When the Future Comes
Throughout the run of Radical Women, we offer weekly gallery talks by artists, scholars, and writers who discuss specific works from the exhibition that inspire and provoke them. In this post, Beatriz Cortez recaps her talk.
Immigrants have something that I imagine to be a super power—the ability to be in two places or in two different moments in time at once. Simultaneity is our imaginary, our temporality, our vision, and our landscape.
As I arrive at the Hammer Museum to see the exhibition Radical Women: Latin American Art, 1960-1985, I immediately think about the disconnect between the art world and the daily reality faced by the majority of immigrants here, some of them from the countries included in the map and timeline at the entrance to the galleries. It is impossible not to think about it. After all, the show opened here, in the southern part of California, a region of great diversity where the majority of the population speaks Spanish. After Mexican immigrants, Salvadorans make up the largest group of Latinos in the city. This exhibition not only reinstates the place that these women artists deserve within the international history of art, but also takes on the difficult task of coming here to tell many of us about ourselves.
Latin American countries have a colonial history of racism, conquest, decimation of Indigenous populations, slavery, as well as newer, more recent migrations. Because of this, just as we struggle against racist policies and behaviors here in the US, we resist the remnants of a history of colonialism that impacted us in our countries of origin. Our movement through time and space opens up the possibilities to question concepts that once defined us in our previous home. Resisting chronologies, I try to look at these women artists not as my predecessors in the chronology of the history of art, but as my contemporaries, as the interlocutors of untimely conversations happening out of joint with chronology, at once collapsing time and opening simultaneous possibilities for space.

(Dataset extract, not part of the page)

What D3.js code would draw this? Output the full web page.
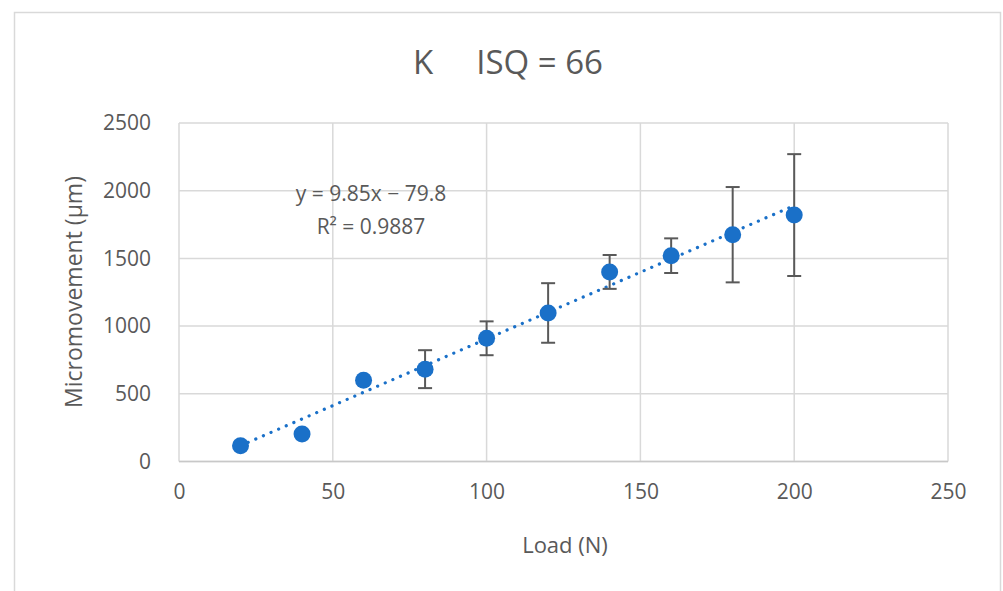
<!DOCTYPE html>
<html>
<head>
<meta charset="utf-8">
<script src="https://cdn.jsdelivr.net/npm/d3@7"></script>
<style>
  body { margin: 0; background: #fff; }
  text { font-family: "Open Sans", sans-serif; fill: #595959; }
</style>
</head>
<body>
<div id="chart"></div>
<script>
// data
const loads = [20, 40, 60, 80, 100, 120, 140, 160, 180, 200];
const micromovement = [117, 203, 600, 682, 910, 1097, 1400, 1520, 1675, 1820];
const errors = [0, 0, 0, 140, 125, 220, 125, 128, 352, 450];
const xTicks = [0, 50, 100, 150, 200, 250];
const yTicks = [0, 500, 1000, 1500, 2000, 2500];
const slope = 9.85, intercept = -79.8;
const equationText = "y = 9.85x \u2212 79.8";
const r2Text = "R\u00b2 = 0.9887";

const width = 1003, height = 591;
const plot = {left: 179, right: 948, top: 123, bottom: 461.5};

const svg = d3.select("#chart").append("svg")
    .attr("width", width)
    .attr("height", height);

// chart area border
svg.append("rect")
    .attr("x", 14.5).attr("y", 12.5)
    .attr("width", 986).attr("height", 600)
    .attr("fill", "none")
    .attr("stroke", "#d9d9d9")
    .attr("stroke-width", 1.5);

const x = d3.scaleLinear().domain([0, 250]).range([plot.left, plot.right]);
const y = d3.scaleLinear().domain([0, 2500]).range([plot.bottom, plot.top]);

// gridlines
svg.append("g")
    .selectAll("line")
    .data(yTicks)
    .enter().append("line")
    .attr("x1", x(0)).attr("x2", x(250))
    .attr("y1", d => y(d)).attr("y2", d => y(d))
    .attr("stroke", "#d9d9d9").attr("stroke-width", 1.5);

svg.append("g")
    .selectAll("line")
    .data(xTicks)
    .enter().append("line")
    .attr("x1", d => x(d)).attr("x2", d => x(d))
    .attr("y1", y(0)).attr("y2", y(2500))
    .attr("stroke", "#d9d9d9").attr("stroke-width", 1.5);

// bottom axis line
svg.append("line")
    .attr("x1", x(0)).attr("x2", x(250))
    .attr("y1", y(0)).attr("y2", y(0))
    .attr("stroke", "#c8c8c8").attr("stroke-width", 1.5);

// x axis labels
const xAxis = svg.append("g")
    .attr("transform", `translate(0, ${y(0)})`)
    .call(d3.axisBottom(x).tickValues(xTicks).tickSize(0).tickPadding(23));
xAxis.select(".domain").remove();
xAxis.selectAll("text").style("font-size", "21px").style("font-family", "Open Sans").attr("fill", "#595959");

// y axis labels
const yAxis = svg.append("g")
    .attr("transform", `translate(${x(0)}, 0)`)
    .call(d3.axisLeft(y).tickValues(yTicks).tickFormat(d3.format("d")).tickSize(0).tickPadding(28));
yAxis.select(".domain").remove();
yAxis.selectAll("text").style("font-size", "21px").style("font-family", "Open Sans").attr("fill", "#595959");

// title
svg.append("text")
    .attr("x", 508).attr("y", 74)
    .attr("text-anchor", "middle")
    .style("font-size", "33px")
    .attr("xml:space", "preserve")
    .text("K     ISQ = 66");

// axis titles
svg.append("text")
    .attr("x", 565).attr("y", 553)
    .attr("text-anchor", "middle")
    .style("font-size", "22px")
    .text("Load (N)");

svg.append("text")
    .attr("transform", `translate(82, 292) rotate(-90)`)
    .attr("text-anchor", "middle")
    .style("font-size", "23px")
    .text("Micromovement (\u00b5m)");

// trendline
const trendX = [d3.min(loads), d3.max(loads)];
svg.append("line")
    .attr("x1", x(trendX[0])).attr("y1", y(slope * trendX[0] + intercept))
    .attr("x2", x(trendX[1])).attr("y2", y(slope * trendX[1] + intercept))
    .attr("stroke", "#1a70c8")
    .attr("stroke-width", 3.2)
    .attr("stroke-linecap", "round")
    .attr("stroke-dasharray", "0.1 8.2");

// error bars
const pts = loads.map((d, i) => ({x: d, y: micromovement[i], e: errors[i]}));
const eb = svg.append("g").selectAll("g")
    .data(pts.filter(d => d.e > 0))
    .enter().append("g")
    .attr("stroke", "#595959").attr("stroke-width", 2);
eb.append("line")
    .attr("x1", d => x(d.x)).attr("x2", d => x(d.x))
    .attr("y1", d => y(d.y + d.e)).attr("y2", d => y(d.y - d.e));
eb.append("line")
    .attr("x1", d => x(d.x) - 7).attr("x2", d => x(d.x) + 7)
    .attr("y1", d => y(d.y + d.e)).attr("y2", d => y(d.y + d.e));
eb.append("line")
    .attr("x1", d => x(d.x) - 7).attr("x2", d => x(d.x) + 7)
    .attr("y1", d => y(d.y - d.e)).attr("y2", d => y(d.y - d.e));

// markers
svg.append("g").selectAll("circle")
    .data(pts)
    .enter().append("circle")
    .attr("cx", d => x(d.x))
    .attr("cy", d => y(d.y))
    .attr("r", 8.5)
    .attr("fill", "#1a70c8");

// trendline label
svg.append("text")
    .attr("x", 371).attr("y", 201)
    .attr("text-anchor", "middle")
    .style("font-size", "21px")
    .text(equationText);
svg.append("text")
    .attr("x", 371).attr("y", 234)
    .attr("text-anchor", "middle")
    .style("font-size", "21px")
    .text(r2Text);
</script>
</body>
</html>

A photograph in the Radical Women exhibition by Panamanian artist Sandra Eleta, Edita (la del plumero), or Edita (the one with the feather duster)—originally part of a series titled "Servitude"—evokes a nation occupied by the United States, and a Canal Zone where Panamanians were not welcome, except as service workers. The ironic parallel with some nearby neighborhoods in Los Angeles does not escape me. Edita sits on an elegant chair, and I imagine a future where she will no longer occupy these spaces only to clean them, just as I imagine a future when immigrants who clean and beautify the spaces of Los Angeles will also get to own them. I look at this photograph, and I imagine Edita in a future far from that moment—the rightful owner of a similar chair, her make up still fashionable, her clothes transformed. When the future comes, immigrants in Los Angeles will have full access to education and health care, and will no longer be forced to work as gardeners, domestic workers, or day laborers. When the future comes, we will have our dignity intact. I know it because I can see it in the pose, in the beauty, and in the way Edita looks at me from the gallery wall.
This post is dedicated to Nancy Perez.